Taverniti even used his personal inkings — including a skull-and-crossbones design on his back and the Unravel logo’s broken white lines tattooed on his hand — to embellish the collection, in embroidered motifs on the backs and sleeves of garments, say.
And seeing as the designer likes to go about life without being too laden down, there were pockets absolutely everywhere — from one big enough to hold a Mac book on the back of a distressed washed nylon bomber to 18 utilitarian 3-D patch pockets running up the leg of a drop-crotch cargo short.

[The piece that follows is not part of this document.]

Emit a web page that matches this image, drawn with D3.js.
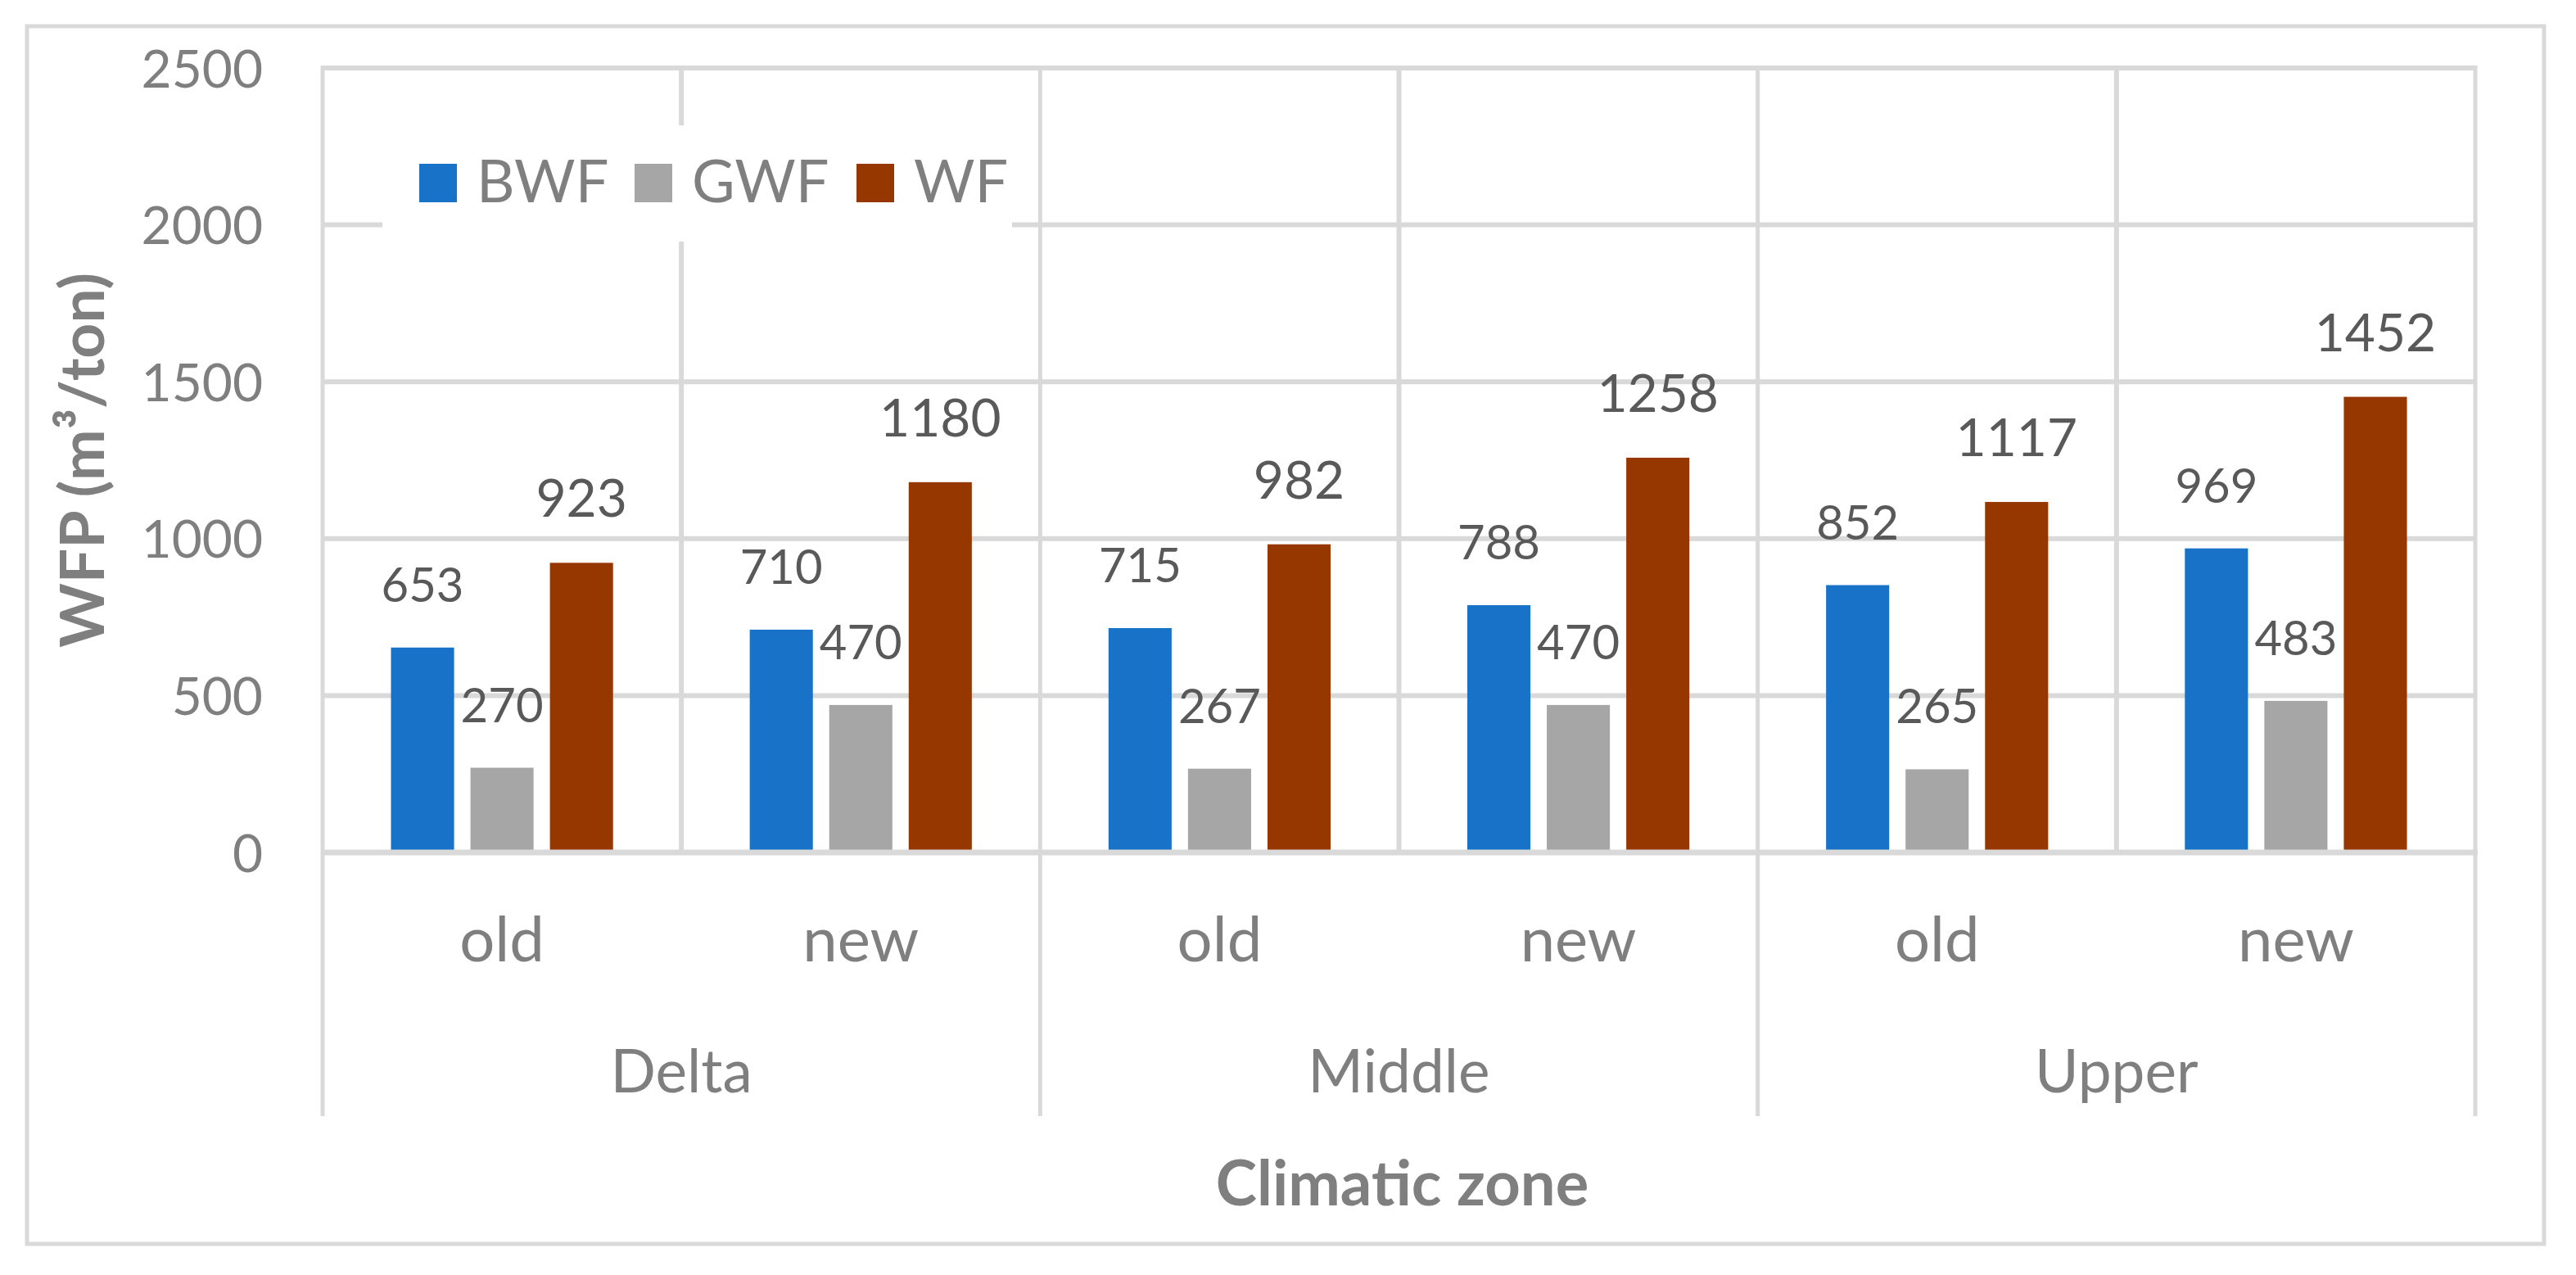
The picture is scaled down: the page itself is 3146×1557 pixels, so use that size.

Silhouettes were worked in heavy fabrics, enhancing the layered look and creating new volumes. “The tops are all oversized but chopped shorter, redefining the proportion of your closet essentials,” the designer said.
The majority of the pieces were reversible, including a bomber that transforms into a zipper hoodie, with Taverniti playing on fabric contrasts “to give the feeling of luxury on the inside; I like the laid-back look with hidden luxury.”
Following the same line of thought, the women’s pre-fall included reversible oversized sweatshirts with one side in silk; black dresses in a devoré velvet camouflage motif; Nineties-style baggies, and a deep purple velvet cape masquerading as a bomber.